University and Agnosticism

The first religion course I took at my liberal arts university was “Christian Beginnings,” where we did a parallel study of the gospels and followed up with Pauline texts, clarifying which definitely, maybe, and weren’t actually written by Paul. Before I took this class, many cries of warning came from the general direction of my family and my church. I was told that academia would try to teach me their worldly, “scholarly” lies and that I needed to remain steadfastly discerning, guarding myself with the Word and prayer.

I remember the doubt that inevitably ebbed as I sat through the entire semester of this course. For one assignment, I was told to write a letter from Galatia to Paul, calling out his bullshit, and I executed this task with creative fervor. It was terrifying how confidently I stood against Paul, and I could tell my professor was just as shocked when he gave me an A and wrote, “VERY Insightful, Great Work!” at the top.

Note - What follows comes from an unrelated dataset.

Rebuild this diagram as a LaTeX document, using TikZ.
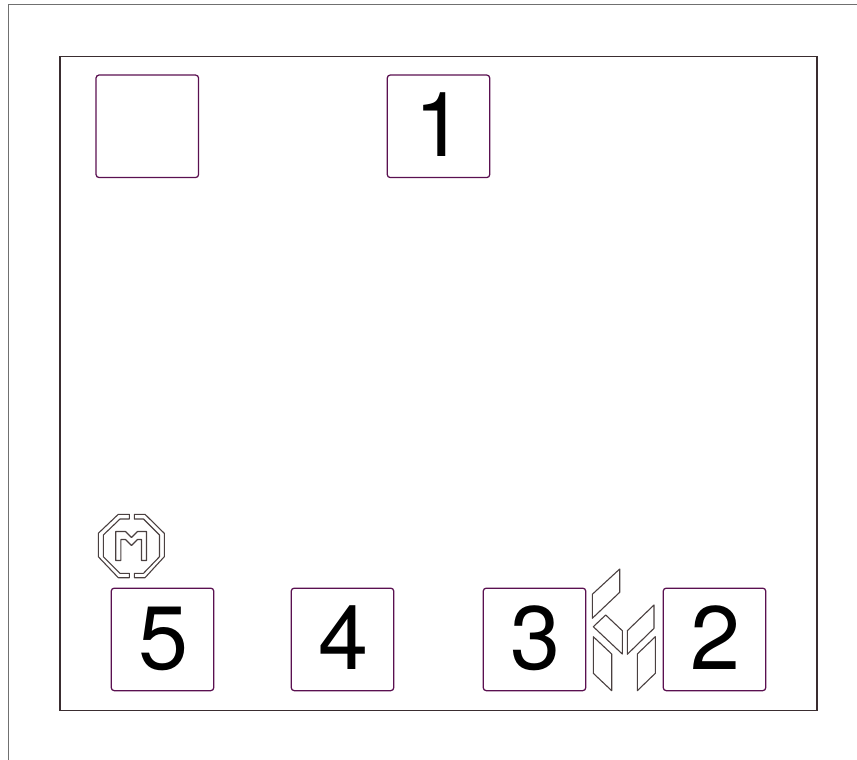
\documentclass[tikz,border=0pt]{standalone}
\usepackage{fontspec}
\setmainfont{TeX Gyre Heros}
\definecolor{keyc}{HTML}{5A1050}
\definecolor{framec}{HTML}{3A2D30}
\definecolor{outerc}{HTML}{707070}
\definecolor{logoc}{HTML}{4A4040}
\newcommand{\keydigit}[1]{\kern3pt #1}
\tikzset{
  keybox/.style={draw=keyc,line width=1.25pt,rounded corners=3pt,minimum width=102.5pt,minimum height=102.5pt,inner sep=0pt,text=black,font=\fontsize{90}{90}\selectfont,text height=65pt,text depth=5pt},
  logoline/.style={draw=logoc,line width=1.1pt,line join=round},
  framebox/.style={draw=framec,line width=1.25pt},
  outerline/.style={draw=outerc,line width=1.25pt}
}
\begin{document}
\begin{tikzpicture}[x=1pt,y=-1pt]
\useasboundingbox (0,0) rectangle (857,760);
\draw[outerline] (8.5,760) -- (8.5,4.5) -- (857,4.5);
\draw[framebox] (60,56.5) rectangle (817,710.5);
\node[keybox] (blank) at (147.3,126.3) {};
\node[keybox] (k1) at (438.5,126.3) {\keydigit{1}};
\node[keybox] (k5) at (162.5,639.4) {\keydigit{5}};
\node[keybox] (k4) at (342.5,639.4) {\keydigit{4}};
\node[keybox] (k3) at (534.5,639.4) {\keydigit{3}};
\node[keybox] (k2) at (714.5,639.4) {\keydigit{2}};
% M logo
\draw[logoline] (129.3,514.3) -- (118.3,514.3) -- (98.3,533.3) -- (98.3,556.7) -- (118.3,577.7) -- (129.3,577.7) -- (129.3,573.3) -- (120,573.3) -- (103.3,556.7) -- (103.3,535) -- (120,519) -- (129.3,519) -- cycle;
\draw[logoline] (134.3,514.3) -- (145,514.3) -- (164.3,533.3) -- (164.3,556.7) -- (145,577.7) -- (134.3,577.7) -- (134.3,573.3) -- (143.5,573.3) -- (159.5,556.7) -- (159.5,535) -- (143.5,519) -- (134.3,519) -- cycle;
\draw[logoline] (115.7,560.5) -- (115.7,531.5) -- (125.5,531.5) -- (131.5,537.5) -- (137.5,531.5) -- (146.5,531.5) -- (146.5,560.5) -- (141.5,560.5) -- (141.5,539.5) -- (137.5,539.5) -- (131.5,545.5) -- (125.5,539.5) -- (120.8,539.5) -- (120.8,560.5) -- cycle;
% second logo
\draw[logoline] (619.7,569) -- (619.7,592.3) -- (592.3,618.3) -- (592.3,594.3) -- cycle;
\draw[logoline] (605.7,615) -- (622.3,630.7) -- (622.3,654) -- (593.3,626.7) -- cycle;
\draw[logoline] (654,605) -- (654,628.3) -- (627.3,654.3) -- (627.3,630.7) -- cycle;
\draw[logoline] (593.3,636.7) -- (611.7,654) -- (611.7,690.7) -- (593.3,673.3) -- cycle;
\draw[logoline] (655.3,636.7) -- (655.3,673.3) -- (637.3,690.7) -- (637.3,654) -- cycle;
\end{tikzpicture}
\end{document}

If there is such a thing as destiny, I’d think I was destined for a massive break from Christianity. It took a long time and a decent amount of exposure to new ideas for me to discover what had always been true inside myself the whole time, which is that I never found the Bible intellectually resonant no matter how many apologetic books I swallowed.

Should I have been terrified of information that contradicted what I was told to be true? At what point in a Christian’s journey is it okay to face the whole wide world of information out there? What does sheltering yourself from other information really produce? Not an understanding person. Not a person who has verified a tested reason to believe. I dug in and asked the hard questions and happened to come out an atheist. Is this so wrong? What did I do that was so bad? What law did I break?

Some people move from conservative to liberal Christianity in their journeys, and I’ve wondered why that didn’t happen for me. Instead, my entire foundation was overthrown. All of the presuppositions for a belief in God crumbled. I think part of it is because I just don’t care about Jesus. I see no need for Jesus, salvation, or any of that stuff that can only be necessary for someone who starts with a belief in a cosmic power of Evil. That belief itself is not necessary. I learned about the notion of necessity and discovered how much about beliefs aren’t necessary for understanding or surviving. A belief in God is born from something perceived as necessary to a person.

You get notions like these – For anything to exist, God was necessary. Since I feel this desire for God, God must be necessary. I can’t fathom the idea of there not being a God, so God must be necessary.

All of those conclusions are false conclusions for me. God is not necessary for me. I think this was true for a long time, but I didn’t even know it. Some tell me I am having a hard time with the deconversion because I have separated myself from God. Let me ask you about the former Muslims who are having an even harder time or the former Mormons having a harder time or the former Jews having a harder time. Believe me, I’m handling this better than a lot of people–a lot of people who believed in different gods. Why is deconversion so difficult for them? Is it because we’ve all been separated from our respective gods?

A lot of “logic” is flawed, particularly apologetic logic. A lot of the logic that I followed to get out of Christianity was also flawed, but what I finally landed on because of that was the extent of my own ignorance. I wish agnosticism didn’t get such a bad rap because it is truly the position that displays the most intellectual integrity.